Through investing in your supplier relationships and building commercial trust, you have the opportunity to extend the positive influences this generates far beyond your immediate working relationships. By creating an environment in which vendors are trusted, and know it, in which positive behaviours are rewarded, and innovations valued, you improve the prospect of keeping the wheels on your service delivery during this really difficult period.

Not only that, but you will often find that your suppliers start to reflect similar behaviours with their subcontractors, getting even more from them. Trust begets trust, and this can only benefit your complex supplier relationship at this time.


It is a rare strategic relationship that does not involve a trust ‘wobble’ every now and then, but moreover, during this crisis, it’s how you approach the resolution to this potential problem that will separate you from the crowd.

Be trustworthy yourself in order to attract trust. Be mindful of the honesty and ability of others and give them the opportunity to prove themselves to you. Be clear and concise and do your best to try to not jump to conclusions or allow preconceptions to skew your opinions on someone’s trustworthiness.

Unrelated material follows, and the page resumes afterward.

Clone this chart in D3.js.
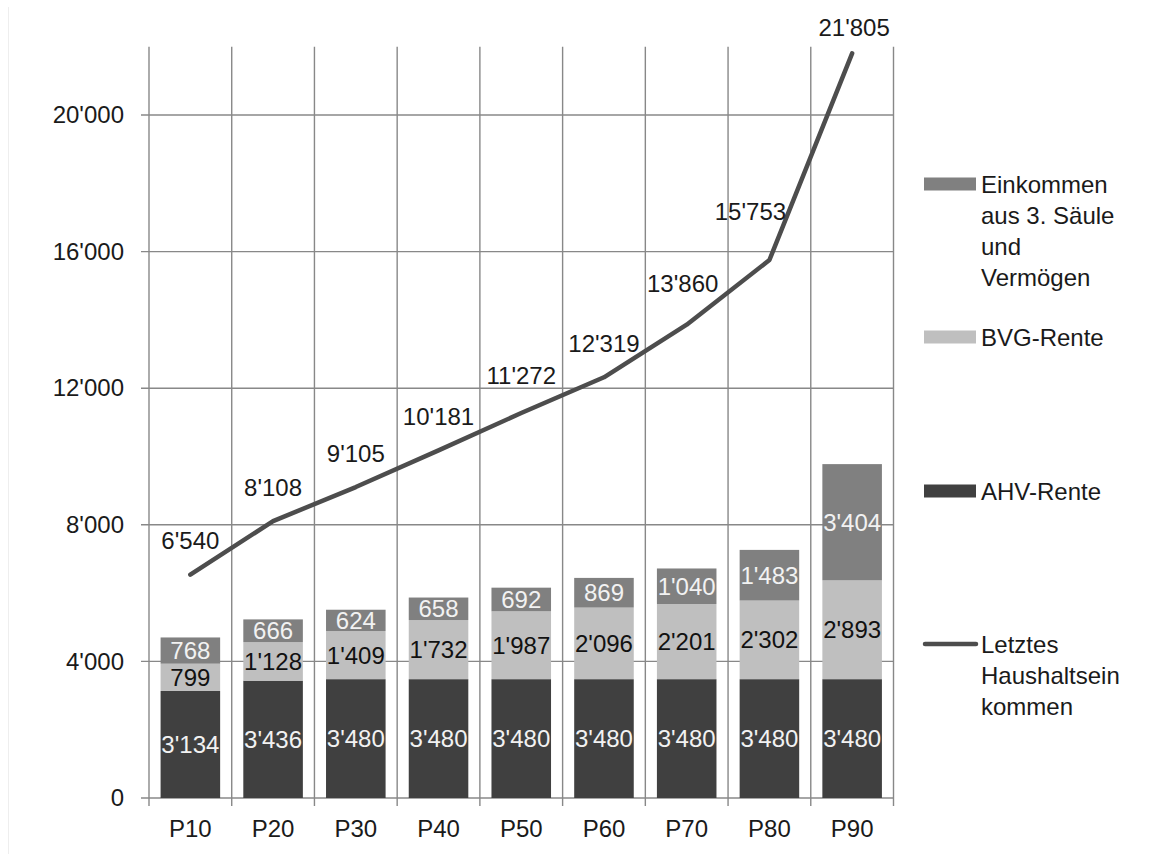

Commercial trust has a vital role to play. When crises are not impacting on the business world, the figures talk for themselves. Since commercial trust became a fundamental part of PepsiCo’s management strategy, revenues increased by 72% and profits were up 100%.

Since initiating a commercial trust policy, eBay saw their financial returns rise to a point where they achieved 75% higher than the industry average, and similarly Google saw their revenues grow to 76% above industry average. Costs at American Express fell to 16% lower than their industry average. And Grameen Bank’s 98% debt recovery success, 23% above their sector’s average, can likewise be attributed to their commitment to their commercial trust policy.

The coronavirus crisis will end and when it does, will your strategic relationships be stronger, putting you in a better position to lead a recovery or will you be bogged down in legal matters for years to come? Commercial trust and your efforts to build and maintain it with your partners could well be the most important strategy you employ in these challenging times.